Student Blogs & Vlogs | College Study Abroad Programs, IFSA-Butler

The past month-ish in summary

Every time I come on the internet, I think, “Hm, I should update my blog!” And then I never do. And so much has happened since my last post!

Sukkot break was generally pretty relaxing. Right after Ulpan, friends and took a bus out to Tel Aviv and stayed in a relatively decent hostel that was very close the beach (then again, no matter where you are in Tel Aviv, you’re never far from the coastline). We mostly spent our time on the beach (I got a pretty bad sunburn on my back, but it was worth it to swim in the Mediterranean again), but we also had time to see a little bit of Jaffa and we visited the Tel Aviv Museum of Art, which was incredible because I’ve never been to a proper art museum, and to see Degas and Van Gogh and Seurat (my favorite artist of that time period) and Monet in the same room was indescribable. They also had a portrait by Gustav Klimt, who is another one of my favorites—generally, my entire experience at that museum was amazing and I’m definitely going to go back the first time I can! In Tel Aviv I also got to try my first Israeli McDonald’s out of pure American curiosity, and was a little relieved to discover that it’s much different (the meat is dryer and they only put ketchup and the suggestion of onions on their regular hamburgers) than American McDonald’s, so I won’t have to worry about having that particular craving again!

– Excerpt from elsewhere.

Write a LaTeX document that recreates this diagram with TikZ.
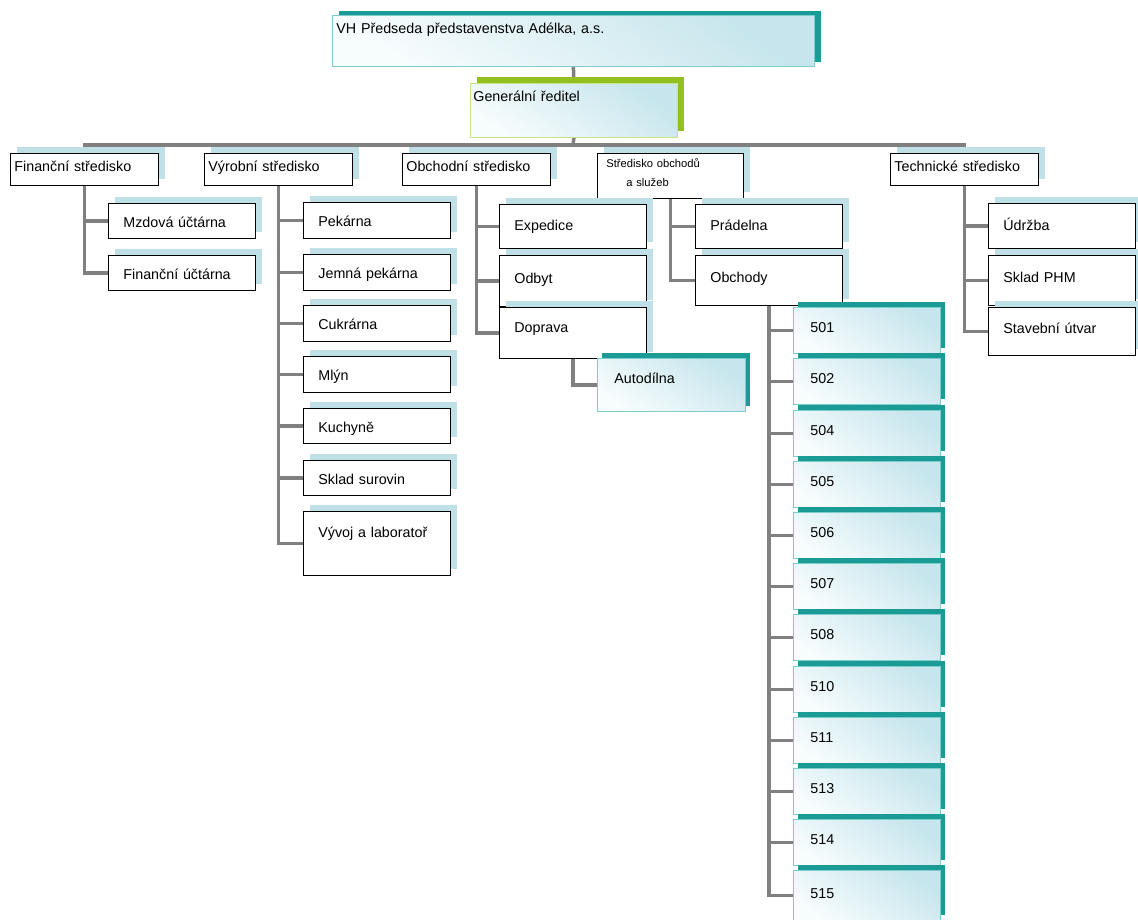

The rest of the vacation was spent figuring my way around the Old City. I visited the Kotel and Church of the Holy Sepulcher  again, as well as walked a chunk of the Rampart’s Walk. Just outside the Old City, I visited Dormition Abbey, the Chamber of the Holocaust (which was the first museum erected in Israel for the victims of the Shoah), and finally found Oskar Schindler’s grave on Mt. Zion! I was also able to make a short visit to the Israel Museum, which was rather overwhelming. There is so much to see there, and the rooms do not follow a strict chronological order, so in fifteen minutes one can go rather seamlessly from 200 year old menorahs to Impressionist art to Dadaism to a replica of an 18th c French salon to a Botticelli to modern Israeli art. It was really cool.

I rather crashed and burned at the end of Ulpan, which was my own fault—I didn’t keep up with the lessons, so for the rest of the fall semester I’ll be in an intermediate level, which will be more suited to my learning pace, I hope.

This past break has been spent with Chris Harrison and Monica Wasserbach from the IFSA-Butler staff! At first it was a little boring, because the first two days were spent going over orientation information that had already been told to us through Rothberg, but after that, the pace picked up, and I’ve really had a blast the past few days. We went on a great guided tour of the Old City, which was fantastic because now I really know what I’m looking at when I’m there! On Wednesday we toured the City of David, which is an archaeological site of an ancient city that used to be in the valley at the base of Mt. Zion. On the tour, we went through an extremely narrow cave-like path that was beneath where the city walls had been—it was easily the most Indiana Jones thing I’ve ever done, all I needed was a torch! There was a second path available, one that was in complete darkness with water up to your knees, and I know I have to take some friends back there and do that second path, because it sounded incredible! On Thursday we visited the town of Ein Karem and toured the alleged sites where Mary visited Elizabeth and where John the Baptist was born. It was a gorgeous town that really looked and felt like the Mediterranean. From there we took a guided tour of Yad Vashem, and while that was the 5th time I’ve visited the museum since I’ve been in Israel, I still learned a lot from it, and enjoyed the tour very much. At the end, the tour guide had noticed/had been told that I knew a lot about the subject, and after I confirmed that I studied the Holocaust, he gave me his email in case I had any questions! That was really wild, and I’ve already emailed him about suggestions for books.

Yesterday a friend and I made a really poor Israeli brand of mac and cheese for Shabbat; today I’ve been reading and relaxing, and getting ready for classes to start next week! I have a meeting about my Hebrew class and about potential internships tomorrow, and then Monday I will have Issues in the Study of the Holocaust and Issues in Israeli Society! I’m so excited, I can’t wait for school to finally start!